In this way when a vehicle is positioned on the edge of a link the vehicle data is gathered by the edge for use in reporting. With this information the loop detector is able to calculate the actual time (not the timestep) that the vehicle first crossed the edge, creating the inducted current in the loop i.e. the rising edge. This data is also true of the falling edge of the inducted current and allows the edge to calculate the same data that an actual loop detector would.

When both the upstream and downstream edges of a loop detector are considered it is possible to identify a vehicles speed and acceleration etc as well as other data synonyms with traffic flow, such as headway, occupancy, gap, flow and count.

The detailed way in which the data is gathered allows loop detector data to be used to match direct output of physical loop data for comparison. However it is important that because of the way that the data is gathered any areas where physical loop detectors are inaccurate this is also true in Paramics. For example, in slow moving congested situations physical loop detector data is unreliable as separate vehicles can occupy the upstream and downstream edges of a detector, causing confusion regarding the count, flow and occupancy as there may be less than 2m (6.6 ft) between vehicles in these conditions.

The length of a loop detector is defined as the distance between the upstream and downstream edges. The default loop length is defined in the Core Network Attributes -> Configuration -> Core -> Loop Length and can also be set when each detector is created or edited.

Loops occupy one lane completely regardless of the width of the lane. Loops also report data by lane and are not aggregated across all lanes.

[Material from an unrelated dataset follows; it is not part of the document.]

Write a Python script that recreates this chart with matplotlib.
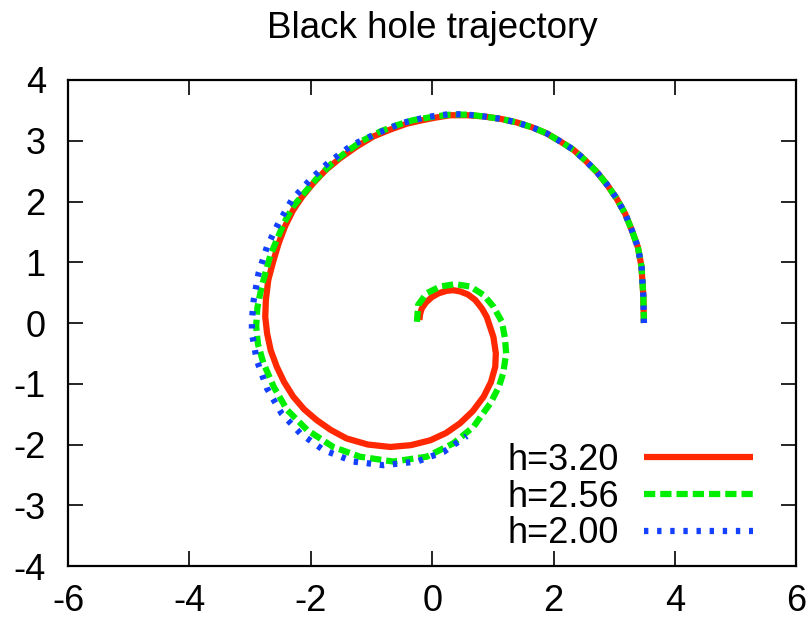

It is always worth considering the number of Time Steps per second used in the simulation as a low number of timesteps on high speed links may result in occasional vehicles hopping over loop detectors which will result in no data being recorded for the vehicle. Paramics will be able to record vehicle data if any part of a vehicle covers either edge of a loop detector in a timestep. To ensure that all vehicles are recorded for detectors (2m loop length on links of up to 120 km/h) it is best to use 3 or more timesteps per second.